▶ [Task directions]: Return, exactly as written, the lines that start at the one holding "Write the matplotlib code for this chart." and end at the one holding "b2 = ax.bar(x+off, values_2023, w, color=purple)", with both of those lines kept. Skip any pictures.
++++ Dataset records ++++
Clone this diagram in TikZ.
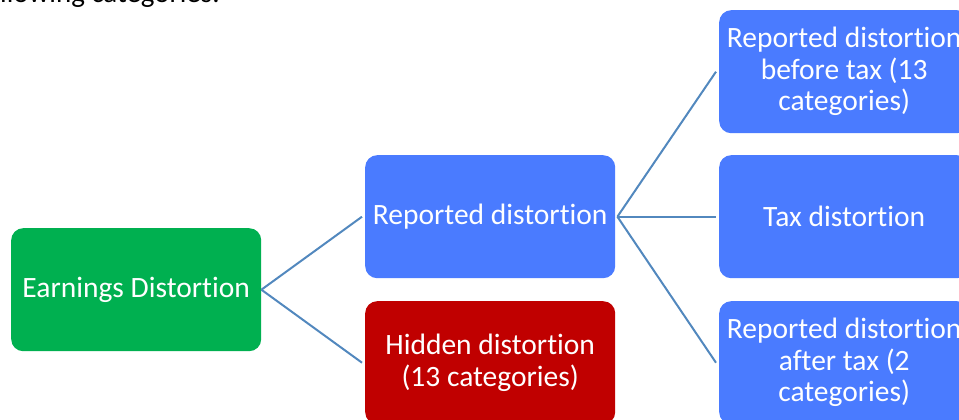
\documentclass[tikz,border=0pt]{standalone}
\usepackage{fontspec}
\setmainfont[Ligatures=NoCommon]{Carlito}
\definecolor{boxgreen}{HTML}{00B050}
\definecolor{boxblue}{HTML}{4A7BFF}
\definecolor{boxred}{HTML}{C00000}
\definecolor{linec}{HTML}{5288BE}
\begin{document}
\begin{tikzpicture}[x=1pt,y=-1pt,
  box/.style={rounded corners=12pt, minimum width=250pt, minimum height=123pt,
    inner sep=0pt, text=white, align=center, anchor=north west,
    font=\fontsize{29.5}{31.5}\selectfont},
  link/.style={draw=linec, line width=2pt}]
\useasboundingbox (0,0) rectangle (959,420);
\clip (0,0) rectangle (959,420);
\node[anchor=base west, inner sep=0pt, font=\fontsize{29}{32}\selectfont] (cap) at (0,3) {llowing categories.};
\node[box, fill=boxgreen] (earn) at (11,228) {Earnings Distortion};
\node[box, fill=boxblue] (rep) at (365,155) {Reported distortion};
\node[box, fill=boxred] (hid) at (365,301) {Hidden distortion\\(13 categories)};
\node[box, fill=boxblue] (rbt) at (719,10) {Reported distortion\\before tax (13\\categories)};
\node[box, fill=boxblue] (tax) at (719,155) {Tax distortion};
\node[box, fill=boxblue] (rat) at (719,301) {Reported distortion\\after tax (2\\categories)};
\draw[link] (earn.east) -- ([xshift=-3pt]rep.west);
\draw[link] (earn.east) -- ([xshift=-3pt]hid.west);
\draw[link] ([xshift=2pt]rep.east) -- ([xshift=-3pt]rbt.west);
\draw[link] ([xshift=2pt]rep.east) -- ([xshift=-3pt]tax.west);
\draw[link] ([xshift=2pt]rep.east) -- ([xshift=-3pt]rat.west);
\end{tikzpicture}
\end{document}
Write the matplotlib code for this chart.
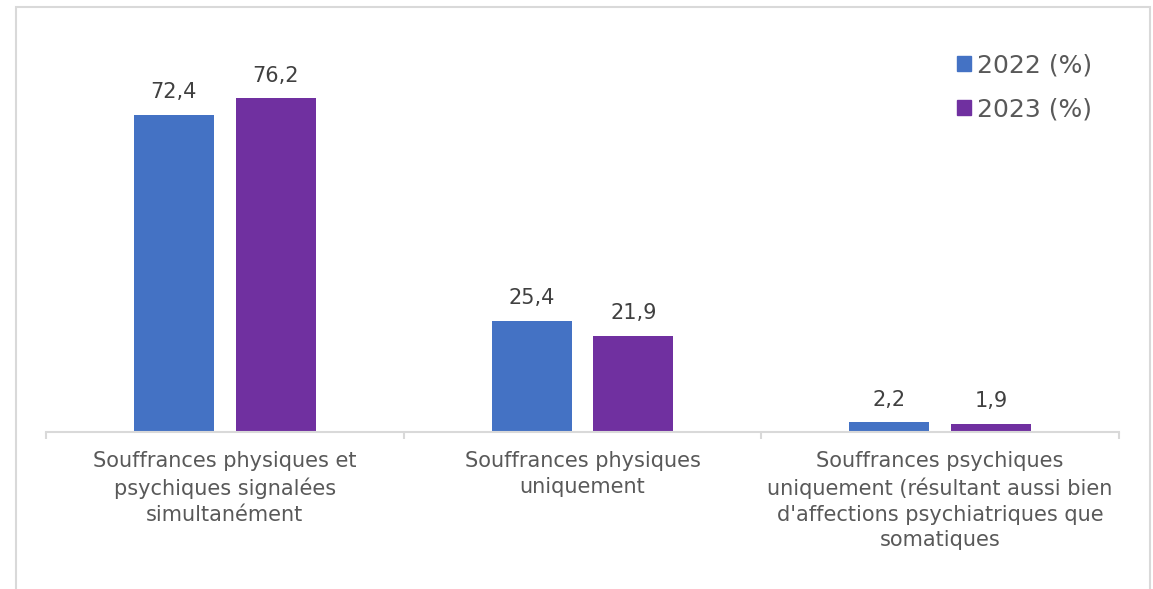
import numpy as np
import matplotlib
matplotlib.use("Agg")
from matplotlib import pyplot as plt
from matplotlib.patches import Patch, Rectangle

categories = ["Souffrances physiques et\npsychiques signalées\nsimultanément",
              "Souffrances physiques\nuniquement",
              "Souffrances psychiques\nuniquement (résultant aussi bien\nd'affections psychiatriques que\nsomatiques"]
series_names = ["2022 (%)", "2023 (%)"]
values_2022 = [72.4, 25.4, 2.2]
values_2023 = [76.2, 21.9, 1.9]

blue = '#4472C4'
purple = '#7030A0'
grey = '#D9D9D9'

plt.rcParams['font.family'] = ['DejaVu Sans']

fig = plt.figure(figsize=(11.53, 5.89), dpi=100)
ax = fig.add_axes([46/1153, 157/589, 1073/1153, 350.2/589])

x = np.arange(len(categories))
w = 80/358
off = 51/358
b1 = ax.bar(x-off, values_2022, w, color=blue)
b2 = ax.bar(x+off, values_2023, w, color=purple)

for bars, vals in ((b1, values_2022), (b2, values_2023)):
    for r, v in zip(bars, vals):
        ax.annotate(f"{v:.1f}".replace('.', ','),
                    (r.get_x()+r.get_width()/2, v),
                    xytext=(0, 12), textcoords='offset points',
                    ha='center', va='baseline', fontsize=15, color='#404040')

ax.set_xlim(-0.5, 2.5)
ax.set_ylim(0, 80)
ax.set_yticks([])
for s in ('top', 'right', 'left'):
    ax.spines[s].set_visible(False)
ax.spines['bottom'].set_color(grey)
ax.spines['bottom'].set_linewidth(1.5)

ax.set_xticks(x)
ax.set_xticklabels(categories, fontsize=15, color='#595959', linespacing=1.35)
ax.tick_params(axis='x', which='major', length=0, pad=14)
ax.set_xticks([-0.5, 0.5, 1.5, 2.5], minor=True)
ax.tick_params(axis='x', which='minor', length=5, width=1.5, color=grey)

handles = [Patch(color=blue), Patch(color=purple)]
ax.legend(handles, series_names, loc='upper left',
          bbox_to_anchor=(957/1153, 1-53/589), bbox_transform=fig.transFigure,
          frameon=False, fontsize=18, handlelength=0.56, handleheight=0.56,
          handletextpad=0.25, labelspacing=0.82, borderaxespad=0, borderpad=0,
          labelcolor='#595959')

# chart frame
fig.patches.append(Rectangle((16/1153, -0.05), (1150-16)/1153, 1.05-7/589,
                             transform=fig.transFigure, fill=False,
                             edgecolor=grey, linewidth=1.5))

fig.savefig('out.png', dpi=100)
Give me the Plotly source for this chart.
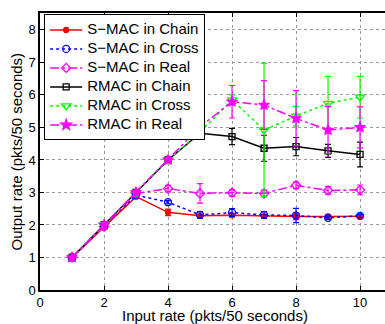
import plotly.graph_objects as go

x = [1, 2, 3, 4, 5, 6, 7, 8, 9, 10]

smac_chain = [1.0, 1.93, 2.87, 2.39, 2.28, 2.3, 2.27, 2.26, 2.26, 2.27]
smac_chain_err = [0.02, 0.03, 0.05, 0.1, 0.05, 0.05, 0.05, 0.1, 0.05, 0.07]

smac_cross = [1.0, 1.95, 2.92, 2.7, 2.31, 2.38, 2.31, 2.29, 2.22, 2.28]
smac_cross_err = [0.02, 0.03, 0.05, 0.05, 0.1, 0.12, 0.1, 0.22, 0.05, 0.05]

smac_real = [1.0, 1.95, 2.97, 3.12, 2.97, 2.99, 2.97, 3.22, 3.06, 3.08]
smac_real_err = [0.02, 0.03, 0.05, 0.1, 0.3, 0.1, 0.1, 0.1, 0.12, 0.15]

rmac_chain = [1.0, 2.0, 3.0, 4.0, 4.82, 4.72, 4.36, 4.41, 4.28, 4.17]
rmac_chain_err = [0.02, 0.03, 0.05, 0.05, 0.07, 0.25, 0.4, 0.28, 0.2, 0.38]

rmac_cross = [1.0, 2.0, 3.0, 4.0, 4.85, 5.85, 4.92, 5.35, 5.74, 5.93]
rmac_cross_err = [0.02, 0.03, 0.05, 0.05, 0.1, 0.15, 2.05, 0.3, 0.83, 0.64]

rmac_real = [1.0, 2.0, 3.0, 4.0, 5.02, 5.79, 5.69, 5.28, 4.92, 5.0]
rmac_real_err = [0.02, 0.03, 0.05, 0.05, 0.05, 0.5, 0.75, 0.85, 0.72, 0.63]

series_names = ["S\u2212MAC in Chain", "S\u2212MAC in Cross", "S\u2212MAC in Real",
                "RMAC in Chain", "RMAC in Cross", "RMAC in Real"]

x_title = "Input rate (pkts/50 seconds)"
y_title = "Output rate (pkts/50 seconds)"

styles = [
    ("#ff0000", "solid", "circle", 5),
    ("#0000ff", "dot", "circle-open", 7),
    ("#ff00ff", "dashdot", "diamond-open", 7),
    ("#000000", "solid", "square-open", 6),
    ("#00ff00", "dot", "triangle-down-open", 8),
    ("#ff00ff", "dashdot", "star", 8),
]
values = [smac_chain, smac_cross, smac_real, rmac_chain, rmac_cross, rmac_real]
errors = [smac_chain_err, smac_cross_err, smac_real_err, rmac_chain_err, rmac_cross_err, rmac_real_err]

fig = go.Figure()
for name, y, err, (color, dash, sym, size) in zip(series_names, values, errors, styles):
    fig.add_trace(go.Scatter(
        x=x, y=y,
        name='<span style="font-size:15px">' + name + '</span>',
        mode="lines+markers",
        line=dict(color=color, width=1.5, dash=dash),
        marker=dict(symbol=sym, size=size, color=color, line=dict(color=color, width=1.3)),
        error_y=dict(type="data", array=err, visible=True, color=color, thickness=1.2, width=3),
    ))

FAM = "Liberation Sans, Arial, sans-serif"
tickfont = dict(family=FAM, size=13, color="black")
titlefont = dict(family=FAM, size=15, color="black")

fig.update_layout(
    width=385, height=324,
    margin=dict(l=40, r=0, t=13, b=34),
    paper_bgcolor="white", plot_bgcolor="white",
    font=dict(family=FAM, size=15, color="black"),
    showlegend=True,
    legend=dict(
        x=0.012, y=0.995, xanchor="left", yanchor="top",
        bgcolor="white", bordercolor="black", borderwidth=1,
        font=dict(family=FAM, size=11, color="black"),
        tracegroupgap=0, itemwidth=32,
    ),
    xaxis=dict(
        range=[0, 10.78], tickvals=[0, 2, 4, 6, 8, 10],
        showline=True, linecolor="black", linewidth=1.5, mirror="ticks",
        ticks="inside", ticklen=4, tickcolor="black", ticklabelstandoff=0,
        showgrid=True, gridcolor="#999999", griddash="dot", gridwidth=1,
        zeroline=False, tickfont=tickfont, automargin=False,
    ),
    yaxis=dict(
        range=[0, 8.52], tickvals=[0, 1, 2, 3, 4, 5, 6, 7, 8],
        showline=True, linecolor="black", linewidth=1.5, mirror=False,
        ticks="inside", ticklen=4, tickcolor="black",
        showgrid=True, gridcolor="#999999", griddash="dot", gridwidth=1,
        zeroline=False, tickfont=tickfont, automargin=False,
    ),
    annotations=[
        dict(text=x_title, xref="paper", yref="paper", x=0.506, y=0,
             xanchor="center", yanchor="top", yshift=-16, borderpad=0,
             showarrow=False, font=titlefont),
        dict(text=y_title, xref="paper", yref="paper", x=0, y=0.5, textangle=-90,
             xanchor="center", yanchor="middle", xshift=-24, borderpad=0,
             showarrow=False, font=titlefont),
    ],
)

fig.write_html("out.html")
++++
▶ [Response to the task]:
Write the matplotlib code for this chart.
import numpy as np
import matplotlib
matplotlib.use("Agg")
from matplotlib import pyplot as plt
from matplotlib.patches import Patch, Rectangle

categories = ["Souffrances physiques et\npsychiques signalées\nsimultanément",
              "Souffrances physiques\nuniquement",
              "Souffrances psychiques\nuniquement (résultant aussi bien\nd'affections psychiatriques que\nsomatiques"]
series_names = ["2022 (%)", "2023 (%)"]
values_2022 = [72.4, 25.4, 2.2]
values_2023 = [76.2, 21.9, 1.9]

blue = '#4472C4'
purple = '#7030A0'
grey = '#D9D9D9'

plt.rcParams['font.family'] = ['DejaVu Sans']

fig = plt.figure(figsize=(11.53, 5.89), dpi=100)
ax = fig.add_axes([46/1153, 157/589, 1073/1153, 350.2/589])

x = np.arange(len(categories))
w = 80/358
off = 51/358
b1 = ax.bar(x-off, values_2022, w, color=blue)
b2 = ax.bar(x+off, values_2023, w, color=purple)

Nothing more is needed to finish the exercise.